Father Tolton was born a slave in Missouri in 1854, and raised in the faith tradition of the white family that he and his family were forced to serve. They escaped to freedom in Quincy, Ill., in 1862, in a dead-of-night journey over the Mississippi River that the actor said he considers among the most impactful scenes dramatized in Tolton.

Encouraged by his mother, Martha, Augustus Tolton continued to grow in his devotion to the Catholic Church in Quincy. But the church at the time was one of many institutions that was grappling with questions of race and racial relations under post-Civil War Reconstruction; the young boy turned to priests and nuns who saw beyond the color of his skin, and who taught and encouraged him in his faith.

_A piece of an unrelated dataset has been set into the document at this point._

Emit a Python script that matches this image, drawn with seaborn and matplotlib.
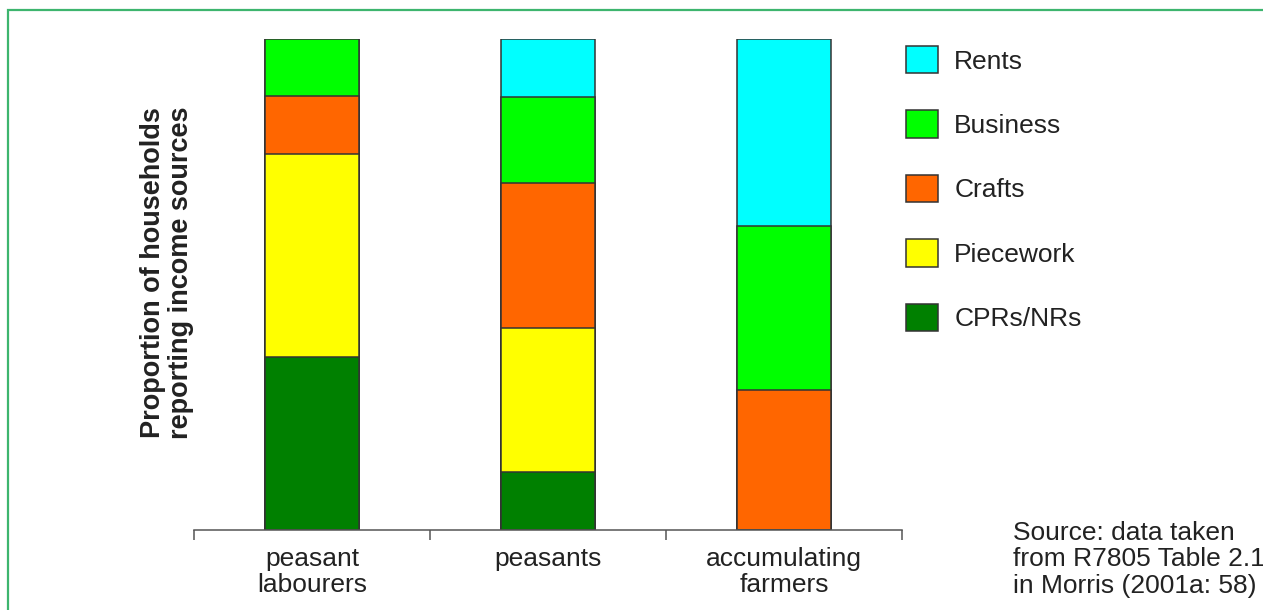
import numpy as np
import pandas as pd
import matplotlib.pyplot as plt
import seaborn as sns
from matplotlib.patches import Patch, Rectangle

# data (share of households, %)
groups = ["peasant\nlabourers", "peasants", "accumulating\nfarmers"]
sources = ["CPRs/NRs", "Piecework", "Crafts", "Business", "Rents"]
cprs = [35.3, 11.8, 0.0]
piecework = [41.2, 29.4, 0.0]
crafts = [11.8, 29.4, 28.6]
business = [11.7, 17.6, 33.3]
rents = [0.0, 11.8, 38.1]

colors = {
    "Rents": "#00FFFF",
    "Business": "#00FF00",
    "Crafts": "#FF6600",
    "Piecework": "#FFFF00",
    "CPRs/NRs": "#008000",
}
edge = "#333333"
text_color = "#222222"
FS = 19


def main():
    sns.set_style("white")
    plt.rcParams["font.family"] = ["Liberation Sans", "DejaVu Sans"]

    df = pd.DataFrame({
        "group": groups,
        "CPRs/NRs": cprs,
        "Piecework": piecework,
        "Crafts": crafts,
        "Business": business,
        "Rents": rents,
    })
    # running totals, bottom layer first
    cum = df[sources].cumsum(axis=1)

    fig = plt.figure(figsize=(12.63, 6.10), dpi=100)
    ax = fig.add_axes([194 / 1263, 1 - 530 / 610, 708 / 1263, 491 / 610])

    # draw tallest stack first, then overlay the shorter running totals
    for src in reversed(sources):
        sub = pd.DataFrame({"group": df["group"], "val": cum[src]})
        sns.barplot(data=sub, x="group", y="val", ax=ax, color=colors[src],
                    saturation=1, width=0.4, edgecolor=edge, linewidth=1.1,
                    errorbar=None)

    ax.set_xlim(-0.5, 2.5)
    ax.set_ylim(0, 100)
    ax.set_xlabel("")
    ax.set_ylabel("Proportion of households\nreporting income sources",
                  fontsize=19.5, fontweight="bold", color=text_color,
                  linespacing=1.08)
    ax.yaxis.set_label_coords(0.0, 0.524)
    ax.set_yticks([])
    for s in ["top", "right", "left"]:
        ax.spines[s].set_visible(False)
    ax.spines["bottom"].set_color("#555555")
    ax.spines["bottom"].set_linewidth(1.1)

    ax.set_xticks(range(len(groups)))
    ax.set_xticklabels(groups, fontsize=FS, color=text_color, linespacing=1.1)
    ax.tick_params(axis="x", which="major", bottom=True, length=0, pad=12)
    ax.set_xticks([-0.5, 0.5, 1.5, 2.5], minor=True)
    ax.tick_params(axis="x", which="minor", bottom=True, length=7.5,
                   width=1.1, color="#555555", direction="out")
    ax.grid(False)

    handles = [Patch(facecolor=colors[s], edgecolor=edge, linewidth=1.1,
                     label=s) for s in reversed(sources)]
    fig.legend(handles=handles, loc="upper left",
               bbox_to_anchor=(906 / 1263, 1 - 46 / 610), frameon=False,
               fontsize=FS, handlelength=1.21, handleheight=1.21,
               handletextpad=0.62, labelspacing=1.4, borderpad=0,
               borderaxespad=0, labelcolor=text_color)

    fig.text(1013 / 1263, 1 - 521 / 610,
             "Source: data taken\nfrom R7805 Table 2.1\nin Morris (2001a: 58)",
             fontsize=FS, color=text_color, va="top", ha="left",
             linespacing=1.12)

    # green frame, cut off at right and bottom
    fig.patches.append(Rectangle((8 / 1263, -0.1), 1.2, 1 - 10 / 610 + 0.1,
                                 transform=fig.transFigure, fill=False,
                                 edgecolor="#3DB56E", linewidth=1.6))

    fig.savefig("out.png", dpi=100)
    plt.close(fig)


if __name__ == "__main__":
    main()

When he was refused seminary training in the United States, these same helped him to enroll and eventually complete his religious education in Rome. Upon his ground-breaking ordination there in 1886, he and others had anticipated that he would be sent to minister as a missionary in Africa. Instead, he was sent home to serve his home diocese in Quincy, and then in Chicago.

Saint Luke's Leonardo and Patti Defilippis co-wrote Tolton, in conjunction with Bishop Joseph N. Perry of the Archdiocese of Chicago, who as diocesan postulator for the late priest's cause for sainthood shared the sort of historical records that Mr. Defilippis said ensure an accurate, if artistic, representation of Augustus Tolton.

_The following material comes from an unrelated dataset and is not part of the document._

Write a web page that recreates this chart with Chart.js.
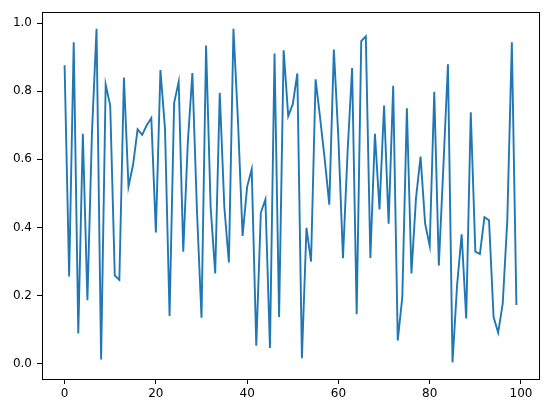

Mr. Defilippis debuted Tolton in 2017, but he's been in the business of dramatizing the lives of saints for more than four decades. A former Shakespearean actor, he launched the Washington State-based Saint Luke Productions with his own one-man performance, The Gift of Peace: The First Six Chapters of Saint Luke's Gospel, in 1980.

Today he's an actor, director, producer and president of the company that has several lives-of- the-saints productions running at any given time: Actors portray St. Maximillian Kolbe, St. Faustina and St. John Vianney, for example, on stages across the country, and in front of audiences that the company founder said have ranged from schoolchildren to prison inmates and traditional theater-goers.

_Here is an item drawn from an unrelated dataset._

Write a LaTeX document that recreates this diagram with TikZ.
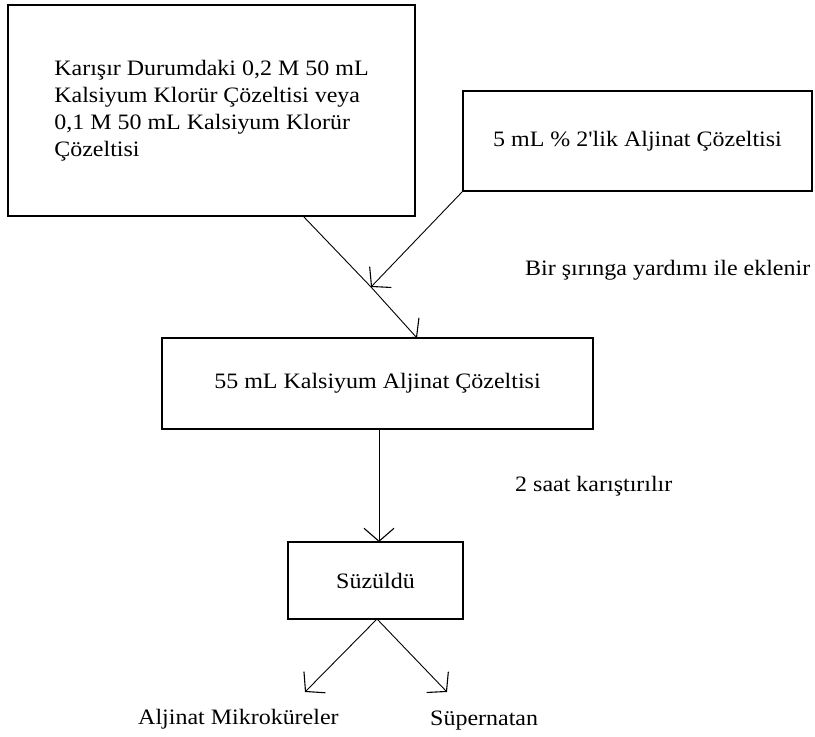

Sister Ginny said several local schools are planning to attend the early performances in Toledo, which are also open to the general public.

Mr. Defilippis was inspired to feature Father Tolton after reading a book about the holy man: "What attracted me is that his story is so compelling," he said, noting some of the conflicts that he faced and overcame, like slavery and the still-relevant theme of racism. "It's an incredible story of heroism; it's an incredible story that deals with the conflict today."

He echoed Mr. Coleman in his desire, through the stage performance, to introduce audiences to Father Tolton. He's one of six Black Americans under consideration for sainthood.

"I think, to be honest with you, he's one of the most important people in the history of the church in America," Mr. Defilippis said of Father Tolton. "But at the same time, he's one of the most important figures in Black history in the United States of America, and he's not that well known."

Father Tolton wasn't known to Mr. Coleman, either, at least before the veteran television actor was encouraged by a friend to audition for the role. Mr. Coleman is not Catholic, but he is a man of faith who jokes that, in his role as Augustus Tolton, those who used to tell him as a child that he'd follow in his father's footsteps as a preacher turned out to be right after all.

Like Mr. Defilippis, Mr. Coleman sees the stage as an opportunity to minister.

"I just felt like, wow, here I am. I've had this really nice career, and what have I given back?," reflected the Florida-based actor, who, at 60, said he's otherwise retired. "After God has given me so much, and allowed me to raise my children, and to put them in college — as an actor, something that you have to be very fortunate to do that — what have I given back?"

"This was the perfect answer," he continued: "Go out and share his word, tell the story of his saint, this Black man that struggled and persevered through all kinds of adversity."